Just as the 1960s became the 1970s, a young folk singer/songwriter named Marvin Payne fled the suburbs of Los Angeles and found a home at the foot of the Wasatch Mountains in Northern Utah. There he and his wife, Niki (a violinist from the San Francisco Bay Area), grew a family and developed a faithful musical following, far from the dollar-fed Southern California music magnates. Marvin Payne's music rode the wave generated by poet-musicians like Bob Dylan and Woody Guthrie, right into the living rooms of college students up and down the Intermountain West.

A quarter century later, Payne's children (mostly grown now) have exponentially carried their parent's musical drive into their own communities, all with the same homespun sensibilities that rescued their folks from the West Coast. Daughter Eliza remains the sweetheart of Northern Utah musical theater stages, and is a perennial favorite as both a classical vocalist and a jazz singer. Sons David and Joseph haunt Salt Lake City and its environs as prolific and energetic rock songwriters. Son Josh, a sometime New Yorker, pushes the envelope of jazz, wringing sounds from his old Gibson that baffle and delight audiences from one end of the country to the other.

It may at first seem strange then that when Marvin and Niki Payne's oldest son, Sam, came to Southern Utah in 1995, it wasn't as a musician at all. Sam Payne came to St. George to teach religion. The Church of Jesus Christ of Latter-Day Saints hired him as a seminary teacher. Sam pulled up stakes as an accomplished actor and children's performer to head South, and for a year or so kept a low musical profile with his wife, Kristie, and his son, Skyler.

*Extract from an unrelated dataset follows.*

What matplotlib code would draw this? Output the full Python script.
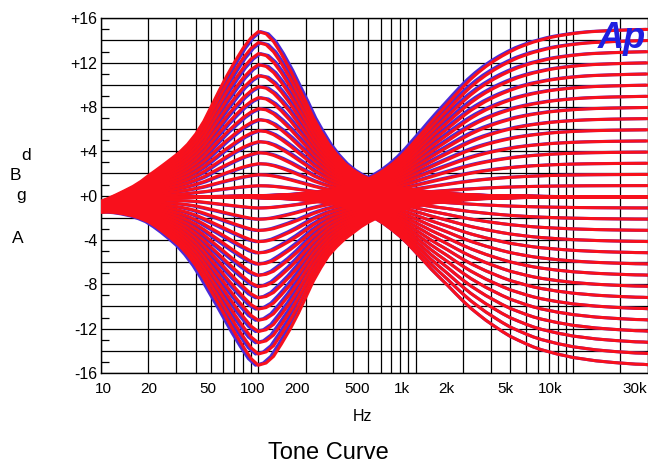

Then, in April of 1997, Sam Payne was approached by an accomplished west coast drummer named Korky Ollerton. Ollerton had himself fled from the Southern California punk scene some years earlier (after stints with numerous bands, including the act that became "Social Distortion") for the peace of Utah's Dixie. He had heard Payne perform an original tune for a church youth group, and suggested that they play together. Almost immediately to the picture as well sprang Payne's oldest friend, keyboardist David Dalley, who had just moved to town as a schoolteacher and counselor.

The "powerfolk" of the Sam Payne Trio seemed to appeal to a wide cross-section of ages and tastes, and the band enjoyed a stable following on the festival and concert-series circuit, playing for enthusiastic audiences that included (perhaps not surprisingly) healthy numbers of old Marvin Payne fans.

It was early in 1999 when Payne and Ollerton came together on another project. This time, the serendipitous ensemble included saxophonist Scott Dalton, his wife Mami on keys, and all-around musician Carlyle Potter on Bass. "The Utah Jazz Quintet" as the group came to be known, surprised locals (especially, perhaps, fans of the Sam Payne Trio and other Ollerton projects) with polished and innovative interpretations of jazz standards. The "Jazz" quickly became a staple of the Southern Utah music scene.

Lately though, it has been Payne's quiet return to the performance of his original music (and to Northern Utah) that has turned the heads of critics and audiences around the West. Alone or backed by his band (The Sam Payne Project), Payne's arresting stage presence, his craft as a poet, and his soaring tenor voice have established him as an enduring and engaging performer; the songwriter's songwriter.

The press has said of Sam Payne's music: "Payne is one of those few musicians who can successfully combine both songwriting and stage performing. He can write poignant and meaningful lyrics, combine them with a melodic hook, and perform them in a voice that makes you want to close your eyes and drift away."

Bio (Sam Payne Project)

The Sam Payne Project was born on September 12, 2001. The Trade Center towers had fallen the day before, and Payne was in the studio to record a tune for a local compilation album. Eerie in its timeliness, the tune was “Ohio Son,” a song written in 1998 about soldiers anticipating what turned out to be U.S. bombing strikes over Iraq. Behind the controls was producer and guitarist Steve Lemmon, with whom Payne was then only cursorily acquainted. Over the course of mixing the tune, bluegrass player Ryan Tilby came to fill the second engineer’s seat. The track turned out fine, but three original albums and a hundred performances later, the real fruits of those few days are still ripening. The project has since grown to include drummer Steve Flaig. The members of the project bring to the table a history that includes performances on stages from the Akasaka Prince ballroom in Tokyo to Washington D.C.’s Kennedy Center.